> **OBJECTIVE**
Your task is to copy the listing exactly, with the pictures left out.

BEGIN DATA BLOCK

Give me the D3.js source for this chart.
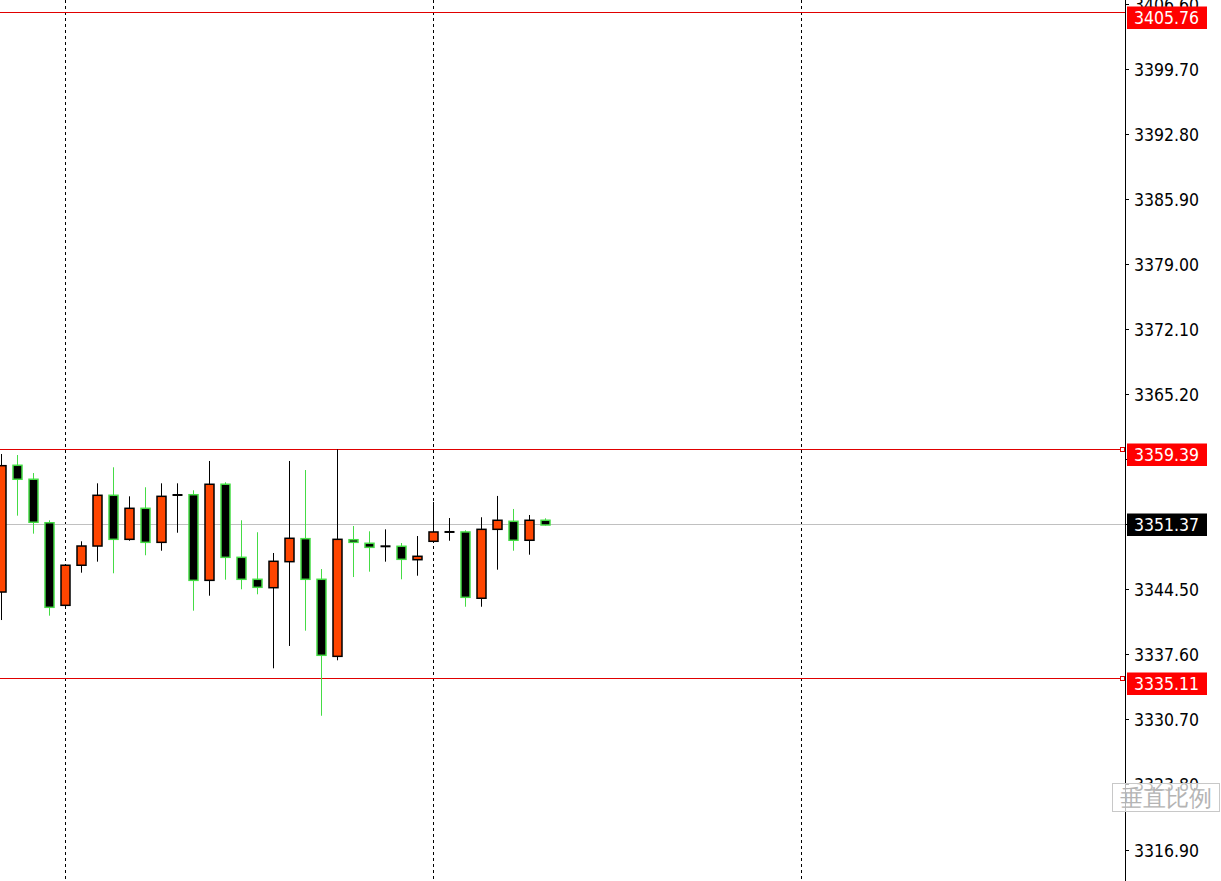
<!DOCTYPE html>
<html><head><meta charset="utf-8">
<script src="https://cdn.jsdelivr.net/npm/d3@7"></script>
<style>
html,body{margin:0;padding:0;background:#fff;overflow:hidden;}
svg{display:block;}
text{font-family:"DejaVu Sans Condensed","DejaVu Sans",sans-serif;font-stretch:condensed;}
</style></head>
<body>
<svg id="c" width="1221" height="881"></svg>
<script>
// ---- data ----
const opens  = [3344.26,3357.70,3356.22,3351.61,3342.85,3347.10,3349.14,3354.52,3349.85,3353.14,3349.53,3354.55,3354.58,3345.50,3355.69,3347.94,3345.61,3344.72,3347.48,3349.92,3345.61,3337.44,3349.81,3349.43,3349.11,3349.11,3347.69,3349.64,3350.63,3350.63,3343.60,3350.91,3351.76,3349.75,3351.87];
const highs  = [3358.90,3358.79,3356.88,3351.87,3347.23,3349.64,3355.79,3357.49,3354.41,3355.37,3355.79,3355.79,3355.05,3358.16,3355.90,3351.87,3350.60,3348.40,3358.16,3357.20,3346.70,3359.39,3351.26,3350.70,3350.91,3349.46,3350.20,3353.81,3352.11,3350.81,3352.19,3354.45,3353.07,3352.43,3352.08];
const lows   = [3341.29,3352.36,3350.45,3341.75,3342.46,3346.31,3347.48,3346.25,3349.70,3348.16,3348.64,3350.55,3342.28,3343.87,3345.57,3344.55,3344.02,3336.17,3338.54,3340.16,3331.14,3337.02,3345.85,3346.42,3347.48,3345.61,3345.99,3349.46,3349.70,3342.70,3342.70,3346.63,3348.64,3348.22,3351.30];
const closes = [3357.66,3356.22,3351.66,3342.64,3347.10,3349.14,3354.52,3349.85,3353.14,3349.53,3354.41,3354.55,3345.50,3355.69,3347.94,3345.61,3344.76,3347.52,3349.96,3345.61,3337.55,3349.85,3349.53,3349.00,3349.11,3347.73,3348.05,3350.63,3350.63,3343.70,3350.91,3351.87,3349.75,3351.87,3351.37];
const tickLabels = ["3406.60","3399.70","3392.80","3385.90","3379.00","3372.10","3365.20","3358.30","3351.40","3344.50","3337.60","3330.70","3323.80","3316.90"];
const levelLines = [3405.76, 3359.39, 3335.11];
const currentPrice = 3351.37;
const gridIndices = [4, 27, 50];
const scaleLabel = "垂直比例";

// ---- layout ----
const W = 1221, H = 881, axisX = 1125;
const svg = d3.select("#c");
const y = d3.scaleLinear().domain([3316.90, 3399.70]).range([850, 69.3]);
const x = d3.scaleLinear().domain([0, 34]).range([1.5, 545.5]);
const crisp = v => Math.floor(v) + 0.5;

const GREEN = "#45dc45", ORANGE = "#ff4500", BLACK = "#000", LRED = "#e00000";
const FS = 17.5;

// grid (dashed verticals)
svg.append("g").selectAll("line").data(gridIndices).join("line")
  .attr("x1", d => crisp(x(d))).attr("x2", d => crisp(x(d)))
  .attr("y1", 0).attr("y2", H)
  .attr("stroke", "#000").attr("stroke-width", 1).attr("stroke-dasharray", "3,3");

// current price line
svg.append("line").attr("x1", 0).attr("x2", axisX + 2)
  .attr("y1", crisp(y(currentPrice))).attr("y2", crisp(y(currentPrice)))
  .attr("stroke", "#c0c0c0").attr("stroke-width", 1);

// level lines
svg.append("g").selectAll("line").data(levelLines).join("line")
  .attr("x1", 0).attr("x2", axisX)
  .attr("y1", d => crisp(y(d))).attr("y2", d => crisp(y(d)))
  .attr("stroke", LRED).attr("stroke-width", 1);
svg.append("g").selectAll("rect").data(levelLines.slice(1)).join("rect")
  .attr("x", axisX - 4.5).attr("y", d => crisp(y(d)) - 2)
  .attr("width", 4).attr("height", 4)
  .attr("fill", "#fff").attr("stroke", LRED).attr("stroke-width", 1);

// candles
const candles = opens.map((o, i) => ({i, o, h: highs[i], l: lows[i], c: closes[i]}));
const g = svg.append("g");
candles.forEach(d => {
  const cx = crisp(x(d.i));
  const bull = d.c >= d.o;
  const col = bull ? BLACK : GREEN;
  g.append("line").attr("x1", cx).attr("x2", cx)
    .attr("y1", y(d.h)).attr("y2", y(d.l))
    .attr("stroke", col).attr("stroke-width", 1);
  if (d.c === d.o) {
    g.append("line").attr("x1", cx - 5).attr("x2", cx + 5)
      .attr("y1", y(d.o)).attr("y2", y(d.o))
      .attr("stroke", BLACK).attr("stroke-width", 2);
  } else {
    const top = y(Math.max(d.o, d.c)), bot = y(Math.min(d.o, d.c));
    g.append("rect").attr("x", cx - 4.5).attr("width", 9)
      .attr("y", top).attr("height", Math.max(bot - top, 1))
      .attr("fill", bull ? ORANGE : BLACK)
      .attr("stroke", bull ? BLACK : GREEN).attr("stroke-width", 1.5);
  }
});

// axis
svg.append("line").attr("x1", axisX + 0.5).attr("x2", axisX + 0.5)
  .attr("y1", 0).attr("y2", H).attr("stroke", "#000").attr("stroke-width", 1);
const axG = svg.append("g");
tickLabels.forEach(t => {
  const ty = crisp(y(+t));
  axG.append("line").attr("x1", axisX).attr("x2", axisX + 4)
    .attr("y1", ty).attr("y2", ty).attr("stroke", "#000");
  axG.append("text").attr("x", 1134).attr("y", ty)
    .attr("dominant-baseline", "central")
    .attr("font-size", FS).attr("fill", "#000").text(t);
});

// level labels (red)
levelLines.forEach(v => {
  const ly = crisp(y(v));
  svg.append("rect").attr("x", 1127).attr("y", ly - 6).attr("width", 80).attr("height", 22.5)
    .attr("fill", "#ff0000");
  svg.append("text").attr("x", 1134).attr("y", ly + 5.5)
    .attr("dominant-baseline", "central").attr("font-size", FS).attr("fill", "#fff")
    .text(v.toFixed(2));
});
// current price label
{
  const cy = crisp(y(currentPrice));
  svg.append("rect").attr("x", 1127).attr("y", cy - 11).attr("width", 80).attr("height", 22.5)
    .attr("fill", "#000");
  svg.append("text").attr("x", 1134).attr("y", cy + 0.5)
    .attr("dominant-baseline", "central").attr("font-size", FS).attr("fill", "#fff")
    .text(currentPrice.toFixed(2));
}

// "垂直比例" overlay
svg.append("rect").attr("x", 1112.5).attr("y", 783.5).attr("width", 107).attr("height", 28)
  .attr("fill", "rgba(255,255,255,0.72)").attr("stroke", "#c8c8c8").attr("stroke-width", 1);
svg.append("text").attr("x", 1166).attr("y", 798)
  .attr("text-anchor", "middle").attr("dominant-baseline", "central")
  .attr("font-family", "'Noto Sans CJK SC', sans-serif")
  .attr("font-size", 23).attr("fill", "#b4b4b4").text(scaleLabel);
</script>
</body></html>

END DATA BLOCK

> **OUTPUT**
Give me the D3.js source for this chart.
<!DOCTYPE html>
<html><head><meta charset="utf-8">
<script src="https://cdn.jsdelivr.net/npm/d3@7"></script>
<style>
html,body{margin:0;padding:0;background:#fff;overflow:hidden;}
svg{display:block;}
text{font-family:"DejaVu Sans Condensed","DejaVu Sans",sans-serif;font-stretch:condensed;}
</style></head>
<body>
<svg id="c" width="1221" height="881"></svg>
<script>
// ---- data ----
const opens  = [3344.26,3357.70,3356.22,3351.61,3342.85,3347.10,3349.14,3354.52,3349.85,3353.14,3349.53,3354.55,3354.58,3345.50,3355.69,3347.94,3345.61,3344.72,3347.48,3349.92,3345.61,3337.44,3349.81,3349.43,3349.11,3349.11,3347.69,3349.64,3350.63,3350.63,3343.60,3350.91,3351.76,3349.75,3351.87];
const highs  = [3358.90,3358.79,3356.88,3351.87,3347.23,3349.64,3355.79,3357.49,3354.41,3355.37,3355.79,3355.79,3355.05,3358.16,3355.90,3351.87,3350.60,3348.40,3358.16,3357.20,3346.70,3359.39,3351.26,3350.70,3350.91,3349.46,3350.20,3353.81,3352.11,3350.81,3352.19,3354.45,3353.07,3352.43,3352.08];
const lows   = [3341.29,3352.36,3350.45,3341.75,3342.46,3346.31,3347.48,3346.25,3349.70,3348.16,3348.64,3350.55,3342.28,3343.87,3345.57,3344.55,3344.02,3336.17,3338.54,3340.16,3331.14,3337.02,3345.85,3346.42,3347.48,3345.61,3345.99,3349.46,3349.70,3342.70,3342.70,3346.63,3348.64,3348.22,3351.30];
const closes = [3357.66,3356.22,3351.66,3342.64,3347.10,3349.14,3354.52,3349.85,3353.14,3349.53,3354.41,3354.55,3345.50,3355.69,3347.94,3345.61,3344.76,3347.52,3349.96,3345.61,3337.55,3349.85,3349.53,3349.00,3349.11,3347.73,3348.05,3350.63,3350.63,3343.70,3350.91,3351.87,3349.75,3351.87,3351.37];
const tickLabels = ["3406.60","3399.70","3392.80","3385.90","3379.00","3372.10","3365.20","3358.30","3351.40","3344.50","3337.60","3330.70","3323.80","3316.90"];
const levelLines = [3405.76, 3359.39, 3335.11];
const currentPrice = 3351.37;
const gridIndices = [4, 27, 50];
const scaleLabel = "垂直比例";

// ---- layout ----
const W = 1221, H = 881, axisX = 1125;
const svg = d3.select("#c");
const y = d3.scaleLinear().domain([3316.90, 3399.70]).range([850, 69.3]);
const x = d3.scaleLinear().domain([0, 34]).range([1.5, 545.5]);
const crisp = v => Math.floor(v) + 0.5;

const GREEN = "#45dc45", ORANGE = "#ff4500", BLACK = "#000", LRED = "#e00000";
const FS = 17.5;

// grid (dashed verticals)
svg.append("g").selectAll("line").data(gridIndices).join("line")
  .attr("x1", d => crisp(x(d))).attr("x2", d => crisp(x(d)))
  .attr("y1", 0).attr("y2", H)
  .attr("stroke", "#000").attr("stroke-width", 1).attr("stroke-dasharray", "3,3");

// current price line
svg.append("line").attr("x1", 0).attr("x2", axisX + 2)
  .attr("y1", crisp(y(currentPrice))).attr("y2", crisp(y(currentPrice)))
  .attr("stroke", "#c0c0c0").attr("stroke-width", 1);

// level lines
svg.append("g").selectAll("line").data(levelLines).join("line")
  .attr("x1", 0).attr("x2", axisX)
  .attr("y1", d => crisp(y(d))).attr("y2", d => crisp(y(d)))
  .attr("stroke", LRED).attr("stroke-width", 1);
svg.append("g").selectAll("rect").data(levelLines.slice(1)).join("rect")
  .attr("x", axisX - 4.5).attr("y", d => crisp(y(d)) - 2)
  .attr("width", 4).attr("height", 4)
  .attr("fill", "#fff").attr("stroke", LRED).attr("stroke-width", 1);

// candles
const candles = opens.map((o, i) => ({i, o, h: highs[i], l: lows[i], c: closes[i]}));
const g = svg.append("g");
candles.forEach(d => {
  const cx = crisp(x(d.i));
  const bull = d.c >= d.o;
  const col = bull ? BLACK : GREEN;
  g.append("line").attr("x1", cx).attr("x2", cx)
    .attr("y1", y(d.h)).attr("y2", y(d.l))
    .attr("stroke", col).attr("stroke-width", 1);
  if (d.c === d.o) {
    g.append("line").attr("x1", cx - 5).attr("x2", cx + 5)
      .attr("y1", y(d.o)).attr("y2", y(d.o))
      .attr("stroke", BLACK).attr("stroke-width", 2);
  } else {
    const top = y(Math.max(d.o, d.c)), bot = y(Math.min(d.o, d.c));
    g.append("rect").attr("x", cx - 4.5).attr("width", 9)
      .attr("y", top).attr("height", Math.max(bot - top, 1))
      .attr("fill", bull ? ORANGE : BLACK)
      .attr("stroke", bull ? BLACK : GREEN).attr("stroke-width", 1.5);
  }
});

// axis
svg.append("line").attr("x1", axisX + 0.5).attr("x2", axisX + 0.5)
  .attr("y1", 0).attr("y2", H).attr("stroke", "#000").attr("stroke-width", 1);
const axG = svg.append("g");
tickLabels.forEach(t => {
  const ty = crisp(y(+t));
  axG.append("line").attr("x1", axisX).attr("x2", axisX + 4)
    .attr("y1", ty).attr("y2", ty).attr("stroke", "#000");
  axG.append("text").attr("x", 1134).attr("y", ty)
    .attr("dominant-baseline", "central")
    .attr("font-size", FS).attr("fill", "#000").text(t);
});

// level labels (red)
levelLines.forEach(v => {
  const ly = crisp(y(v));
  svg.append("rect").attr("x", 1127).attr("y", ly - 6).attr("width", 80).attr("height", 22.5)
    .attr("fill", "#ff0000");
  svg.append("text").attr("x", 1134).attr("y", ly + 5.5)
    .attr("dominant-baseline", "central").attr("font-size", FS).attr("fill", "#fff")
    .text(v.toFixed(2));
});
// current price label
{
  const cy = crisp(y(currentPrice));
  svg.append("rect").attr("x", 1127).attr("y", cy - 11).attr("width", 80).attr("height", 22.5)
    .attr("fill", "#000");
  svg.append("text").attr("x", 1134).attr("y", cy + 0.5)
    .attr("dominant-baseline", "central").attr("font-size", FS).attr("fill", "#fff")
    .text(currentPrice.toFixed(2));
}

// "垂直比例" overlay
svg.append("rect").attr("x", 1112.5).attr("y", 783.5).attr("width", 107).attr("height", 28)
  .attr("fill", "rgba(255,255,255,0.72)").attr("stroke", "#c8c8c8").attr("stroke-width", 1);
svg.append("text").attr("x", 1166).attr("y", 798)
  .attr("text-anchor", "middle").attr("dominant-baseline", "central")
  .attr("font-family", "'Noto Sans CJK SC', sans-serif")
  .attr("font-size", 23).attr("fill", "#b4b4b4").text(scaleLabel);
</script>
</body></html>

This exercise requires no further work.